DATA FOR THIS TASK.
==========
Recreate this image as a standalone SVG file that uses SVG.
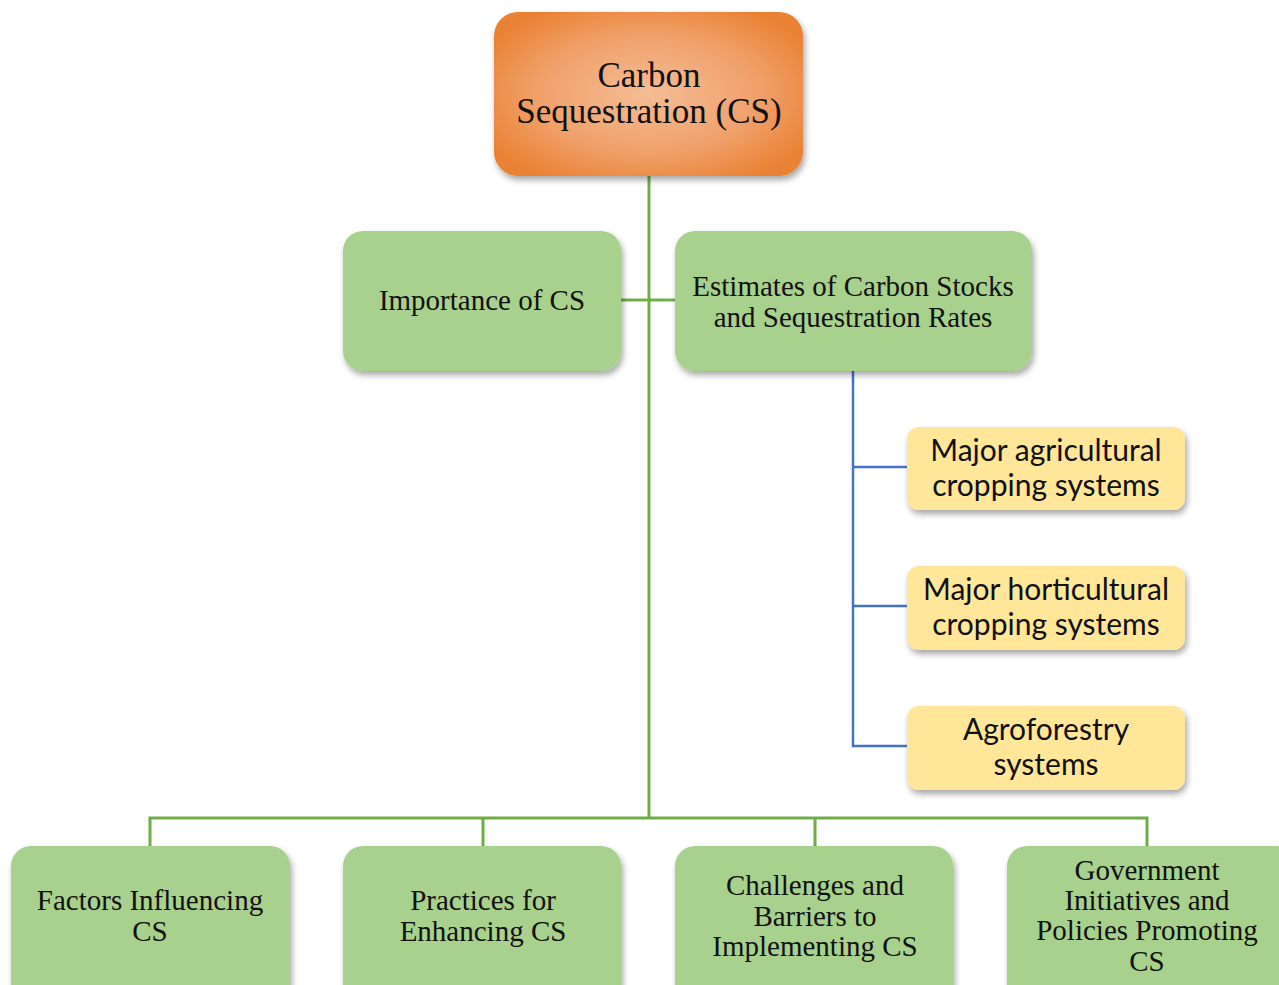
<svg xmlns="http://www.w3.org/2000/svg" width="1279" height="985" viewBox="0 0 1279 985">
<defs>
<radialGradient id="og" cx="50%" cy="50%" r="60%">
<stop offset="0" stop-color="#f5bd95"/>
<stop offset="0.6" stop-color="#f0a06a"/>
<stop offset="1" stop-color="#ea8234"/>
</radialGradient>
<filter id="sh" x="-10%" y="-10%" width="125%" height="130%">
<feDropShadow dx="2" dy="4" stdDeviation="3" flood-color="#000" flood-opacity="0.35"/>
</filter>
</defs>
<style>
.g{fill:#a9d18e;filter:url(#sh)}
.y{fill:#ffe699;filter:url(#sh)}
.s{font-family:"Liberation Serif","Times New Roman",serif;font-size:29px;fill:#111;text-anchor:middle}
.c{font-family:"Lato","Open Sans",sans-serif;font-size:30px;fill:#111;text-anchor:middle}
.gl{stroke:#70ad47;stroke-width:3;fill:none}
.bl{stroke:#4472c4;stroke-width:2.5;fill:none}
</style>
<rect width="1279" height="985" fill="#fff"/>
<g id="connectors">
<path class="gl" d="M649 176V818M621 300H675M150 846V818H1147V846M483 818V846M815 818V846"/>
<path class="bl" d="M853 371V746H907M853 467H907M853 606H907"/>
</g>
<g id="root">
<rect x="494" y="12" width="309" height="164" rx="24" fill="url(#og)" filter="url(#sh)"/>
<text class="s" x="649" y="87" style="font-size:35px">Carbon</text>
<text class="s" x="649" y="123" style="font-size:35px">Sequestration (CS)</text>
</g>
<g id="importance">
<rect class="g" x="343" y="231" width="278" height="140" rx="20"/>
<text class="s" x="482" y="310">Importance of CS</text>
</g>
<g id="estimates">
<rect class="g" x="675" y="231" width="357" height="140" rx="20"/>
<text class="s" x="853" y="296">Estimates of Carbon Stocks</text>
<text class="s" x="853" y="327">and Sequestration Rates</text>
</g>
<g id="agri">
<rect class="y" x="907" y="427" width="278" height="83" rx="12"/>
<text class="c" x="1046" y="461">Major agricultural</text>
<text class="c" x="1046" y="496">cropping systems</text>
</g>
<g id="horti">
<rect class="y" x="907" y="566" width="278" height="84" rx="12"/>
<text class="c" x="1046" y="600">Major horticultural</text>
<text class="c" x="1046" y="635">cropping systems</text>
</g>
<g id="agroforestry">
<rect class="y" x="907" y="706" width="278" height="84" rx="12"/>
<text class="c" x="1046" y="740">Agroforestry</text>
<text class="c" x="1046" y="775">systems</text>
</g>
<g id="factors">
<rect class="g" x="11" y="846" width="279" height="160" rx="20"/>
<text class="s" x="150" y="910">Factors Influencing</text>
<text class="s" x="150" y="941">CS</text>
</g>
<g id="practices">
<rect class="g" x="343" y="846" width="278" height="160" rx="20"/>
<text class="s" x="483" y="910">Practices for</text>
<text class="s" x="483" y="941">Enhancing CS</text>
</g>
<g id="challenges">
<rect class="g" x="675" y="846" width="278" height="160" rx="20"/>
<text class="s" x="815" y="895">Challenges and</text>
<text class="s" x="815" y="926">Barriers to</text>
<text class="s" x="815" y="956">Implementing CS</text>
</g>
<g id="government">
<rect class="g" x="1007" y="846" width="290" height="160" rx="20"/>
<text class="s" x="1147" y="880">Government</text>
<text class="s" x="1147" y="910">Initiatives and</text>
<text class="s" x="1147" y="940">Policies Promoting</text>
<text class="s" x="1147" y="971">CS</text>
</g>
</svg>
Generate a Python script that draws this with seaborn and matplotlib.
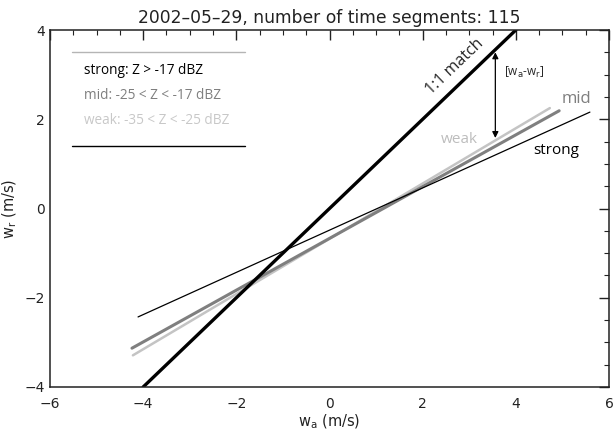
==========
THE EXERCISE. Transcribe every entry word for word, but omit the pictures.

OUTPUT OF THE TASK.
Recreate this image as a standalone SVG file that uses SVG.
<svg xmlns="http://www.w3.org/2000/svg" width="1279" height="985" viewBox="0 0 1279 985">
<defs>
<radialGradient id="og" cx="50%" cy="50%" r="60%">
<stop offset="0" stop-color="#f5bd95"/>
<stop offset="0.6" stop-color="#f0a06a"/>
<stop offset="1" stop-color="#ea8234"/>
</radialGradient>
<filter id="sh" x="-10%" y="-10%" width="125%" height="130%">
<feDropShadow dx="2" dy="4" stdDeviation="3" flood-color="#000" flood-opacity="0.35"/>
</filter>
</defs>
<style>
.g{fill:#a9d18e;filter:url(#sh)}
.y{fill:#ffe699;filter:url(#sh)}
.s{font-family:"Liberation Serif","Times New Roman",serif;font-size:29px;fill:#111;text-anchor:middle}
.c{font-family:"Lato","Open Sans",sans-serif;font-size:30px;fill:#111;text-anchor:middle}
.gl{stroke:#70ad47;stroke-width:3;fill:none}
.bl{stroke:#4472c4;stroke-width:2.5;fill:none}
</style>
<rect width="1279" height="985" fill="#fff"/>
<g id="connectors">
<path class="gl" d="M649 176V818M621 300H675M150 846V818H1147V846M483 818V846M815 818V846"/>
<path class="bl" d="M853 371V746H907M853 467H907M853 606H907"/>
</g>
<g id="root">
<rect x="494" y="12" width="309" height="164" rx="24" fill="url(#og)" filter="url(#sh)"/>
<text class="s" x="649" y="87" style="font-size:35px">Carbon</text>
<text class="s" x="649" y="123" style="font-size:35px">Sequestration (CS)</text>
</g>
<g id="importance">
<rect class="g" x="343" y="231" width="278" height="140" rx="20"/>
<text class="s" x="482" y="310">Importance of CS</text>
</g>
<g id="estimates">
<rect class="g" x="675" y="231" width="357" height="140" rx="20"/>
<text class="s" x="853" y="296">Estimates of Carbon Stocks</text>
<text class="s" x="853" y="327">and Sequestration Rates</text>
</g>
<g id="agri">
<rect class="y" x="907" y="427" width="278" height="83" rx="12"/>
<text class="c" x="1046" y="461">Major agricultural</text>
<text class="c" x="1046" y="496">cropping systems</text>
</g>
<g id="horti">
<rect class="y" x="907" y="566" width="278" height="84" rx="12"/>
<text class="c" x="1046" y="600">Major horticultural</text>
<text class="c" x="1046" y="635">cropping systems</text>
</g>
<g id="agroforestry">
<rect class="y" x="907" y="706" width="278" height="84" rx="12"/>
<text class="c" x="1046" y="740">Agroforestry</text>
<text class="c" x="1046" y="775">systems</text>
</g>
<g id="factors">
<rect class="g" x="11" y="846" width="279" height="160" rx="20"/>
<text class="s" x="150" y="910">Factors Influencing</text>
<text class="s" x="150" y="941">CS</text>
</g>
<g id="practices">
<rect class="g" x="343" y="846" width="278" height="160" rx="20"/>
<text class="s" x="483" y="910">Practices for</text>
<text class="s" x="483" y="941">Enhancing CS</text>
</g>
<g id="challenges">
<rect class="g" x="675" y="846" width="278" height="160" rx="20"/>
<text class="s" x="815" y="895">Challenges and</text>
<text class="s" x="815" y="926">Barriers to</text>
<text class="s" x="815" y="956">Implementing CS</text>
</g>
<g id="government">
<rect class="g" x="1007" y="846" width="290" height="160" rx="20"/>
<text class="s" x="1147" y="880">Government</text>
<text class="s" x="1147" y="910">Initiatives and</text>
<text class="s" x="1147" y="940">Policies Promoting</text>
<text class="s" x="1147" y="971">CS</text>
</g>
</svg>
Generate a Python script that draws this with seaborn and matplotlib.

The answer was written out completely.